=== GIVEN INSTRUCTION ===
The data below should be printed in full, exactly, and without any of its images.

○ ○ ○ ○

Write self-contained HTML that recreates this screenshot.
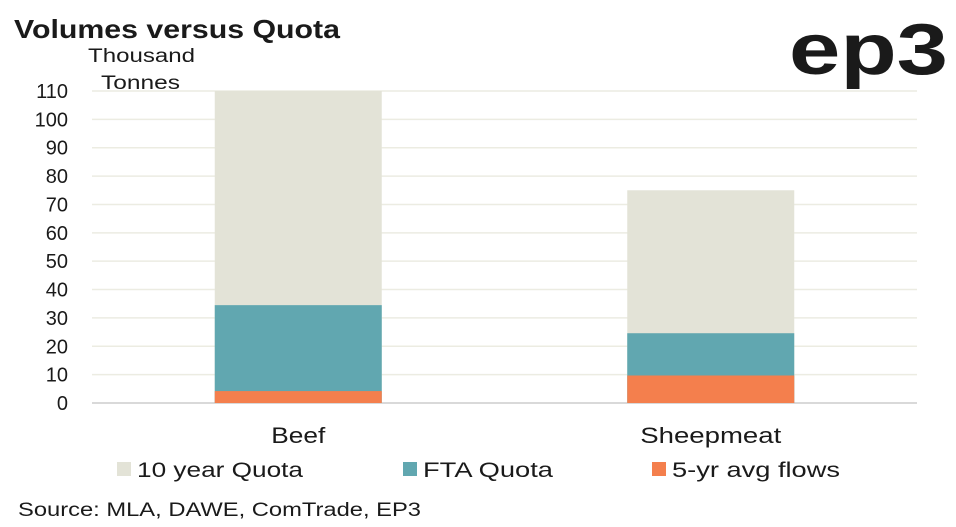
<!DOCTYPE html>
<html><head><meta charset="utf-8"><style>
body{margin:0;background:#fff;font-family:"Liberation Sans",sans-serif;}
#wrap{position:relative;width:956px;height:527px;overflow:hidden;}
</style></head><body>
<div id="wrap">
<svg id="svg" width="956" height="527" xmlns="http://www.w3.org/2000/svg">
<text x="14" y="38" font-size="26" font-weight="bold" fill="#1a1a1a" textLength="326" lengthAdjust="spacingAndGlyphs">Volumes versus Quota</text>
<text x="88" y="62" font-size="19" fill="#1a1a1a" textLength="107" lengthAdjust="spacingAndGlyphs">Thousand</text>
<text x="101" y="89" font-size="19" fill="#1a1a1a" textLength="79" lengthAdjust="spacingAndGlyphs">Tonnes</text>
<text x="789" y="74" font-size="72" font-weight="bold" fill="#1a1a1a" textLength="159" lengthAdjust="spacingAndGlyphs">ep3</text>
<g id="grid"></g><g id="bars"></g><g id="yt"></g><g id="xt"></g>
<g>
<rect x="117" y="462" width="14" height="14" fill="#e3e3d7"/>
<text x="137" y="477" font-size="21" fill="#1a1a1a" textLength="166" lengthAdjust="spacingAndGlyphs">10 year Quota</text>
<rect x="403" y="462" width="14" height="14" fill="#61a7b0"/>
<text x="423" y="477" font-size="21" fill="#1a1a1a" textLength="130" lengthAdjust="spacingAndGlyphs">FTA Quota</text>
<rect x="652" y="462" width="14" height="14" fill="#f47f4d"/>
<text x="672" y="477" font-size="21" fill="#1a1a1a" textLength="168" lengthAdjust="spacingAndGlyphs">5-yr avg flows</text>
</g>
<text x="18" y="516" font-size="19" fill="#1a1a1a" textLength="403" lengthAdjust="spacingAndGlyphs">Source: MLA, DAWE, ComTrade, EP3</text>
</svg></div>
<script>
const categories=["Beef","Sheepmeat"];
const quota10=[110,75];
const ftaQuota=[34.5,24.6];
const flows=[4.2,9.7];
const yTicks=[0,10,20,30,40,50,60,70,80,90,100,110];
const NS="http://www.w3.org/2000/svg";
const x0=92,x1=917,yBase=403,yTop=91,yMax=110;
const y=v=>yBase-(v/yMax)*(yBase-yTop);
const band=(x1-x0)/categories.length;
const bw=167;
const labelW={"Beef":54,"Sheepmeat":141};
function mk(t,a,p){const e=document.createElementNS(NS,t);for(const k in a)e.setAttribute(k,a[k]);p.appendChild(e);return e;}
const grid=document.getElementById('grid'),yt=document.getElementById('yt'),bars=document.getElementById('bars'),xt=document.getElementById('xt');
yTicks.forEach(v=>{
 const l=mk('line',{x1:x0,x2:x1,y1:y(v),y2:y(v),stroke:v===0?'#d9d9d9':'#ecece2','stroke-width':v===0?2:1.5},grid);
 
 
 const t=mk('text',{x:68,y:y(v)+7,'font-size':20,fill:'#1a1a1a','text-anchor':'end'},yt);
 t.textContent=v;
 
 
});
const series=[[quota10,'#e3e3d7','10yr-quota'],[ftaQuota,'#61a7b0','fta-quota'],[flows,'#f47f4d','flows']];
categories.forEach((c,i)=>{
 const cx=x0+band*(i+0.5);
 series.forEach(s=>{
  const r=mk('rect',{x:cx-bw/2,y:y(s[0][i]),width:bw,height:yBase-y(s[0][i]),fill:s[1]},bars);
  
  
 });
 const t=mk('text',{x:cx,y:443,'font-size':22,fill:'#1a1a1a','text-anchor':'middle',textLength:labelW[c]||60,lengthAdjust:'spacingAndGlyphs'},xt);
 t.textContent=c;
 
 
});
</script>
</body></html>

○ ○ ○ ○

=== SOLUTION BELOW ===
Write self-contained HTML that recreates this screenshot.
<!DOCTYPE html>
<html><head><meta charset="utf-8"><style>
body{margin:0;background:#fff;font-family:"Liberation Sans",sans-serif;}
#wrap{position:relative;width:956px;height:527px;overflow:hidden;}
</style></head><body>
<div id="wrap">
<svg id="svg" width="956" height="527" xmlns="http://www.w3.org/2000/svg">
<text x="14" y="38" font-size="26" font-weight="bold" fill="#1a1a1a" textLength="326" lengthAdjust="spacingAndGlyphs">Volumes versus Quota</text>
<text x="88" y="62" font-size="19" fill="#1a1a1a" textLength="107" lengthAdjust="spacingAndGlyphs">Thousand</text>
<text x="101" y="89" font-size="19" fill="#1a1a1a" textLength="79" lengthAdjust="spacingAndGlyphs">Tonnes</text>
<text x="789" y="74" font-size="72" font-weight="bold" fill="#1a1a1a" textLength="159" lengthAdjust="spacingAndGlyphs">ep3</text>
<g id="grid"></g><g id="bars"></g><g id="yt"></g><g id="xt"></g>
<g>
<rect x="117" y="462" width="14" height="14" fill="#e3e3d7"/>
<text x="137" y="477" font-size="21" fill="#1a1a1a" textLength="166" lengthAdjust="spacingAndGlyphs">10 year Quota</text>
<rect x="403" y="462" width="14" height="14" fill="#61a7b0"/>
<text x="423" y="477" font-size="21" fill="#1a1a1a" textLength="130" lengthAdjust="spacingAndGlyphs">FTA Quota</text>
<rect x="652" y="462" width="14" height="14" fill="#f47f4d"/>
<text x="672" y="477" font-size="21" fill="#1a1a1a" textLength="168" lengthAdjust="spacingAndGlyphs">5-yr avg flows</text>
</g>
<text x="18" y="516" font-size="19" fill="#1a1a1a" textLength="403" lengthAdjust="spacingAndGlyphs">Source: MLA, DAWE, ComTrade, EP3</text>
</svg></div>
<script>
const categories=["Beef","Sheepmeat"];
const quota10=[110,75];
const ftaQuota=[34.5,24.6];
const flows=[4.2,9.7];
const yTicks=[0,10,20,30,40,50,60,70,80,90,100,110];
const NS="http://www.w3.org/2000/svg";
const x0=92,x1=917,yBase=403,yTop=91,yMax=110;
const y=v=>yBase-(v/yMax)*(yBase-yTop);
const band=(x1-x0)/categories.length;
const bw=167;
const labelW={"Beef":54,"Sheepmeat":141};
function mk(t,a,p){const e=document.createElementNS(NS,t);for(const k in a)e.setAttribute(k,a[k]);p.appendChild(e);return e;}
const grid=document.getElementById('grid'),yt=document.getElementById('yt'),bars=document.getElementById('bars'),xt=document.getElementById('xt');
yTicks.forEach(v=>{
 const l=mk('line',{x1:x0,x2:x1,y1:y(v),y2:y(v),stroke:v===0?'#d9d9d9':'#ecece2','stroke-width':v===0?2:1.5},grid);
 
 
 const t=mk('text',{x:68,y:y(v)+7,'font-size':20,fill:'#1a1a1a','text-anchor':'end'},yt);
 t.textContent=v;
 
 
});
const series=[[quota10,'#e3e3d7','10yr-quota'],[ftaQuota,'#61a7b0','fta-quota'],[flows,'#f47f4d','flows']];
categories.forEach((c,i)=>{
 const cx=x0+band*(i+0.5);
 series.forEach(s=>{
  const r=mk('rect',{x:cx-bw/2,y:y(s[0][i]),width:bw,height:yBase-y(s[0][i]),fill:s[1]},bars);
  
  
 });
 const t=mk('text',{x:cx,y:443,'font-size':22,fill:'#1a1a1a','text-anchor':'middle',textLength:labelW[c]||60,lengthAdjust:'spacingAndGlyphs'},xt);
 t.textContent=c;
 
 
});
</script>
</body></html>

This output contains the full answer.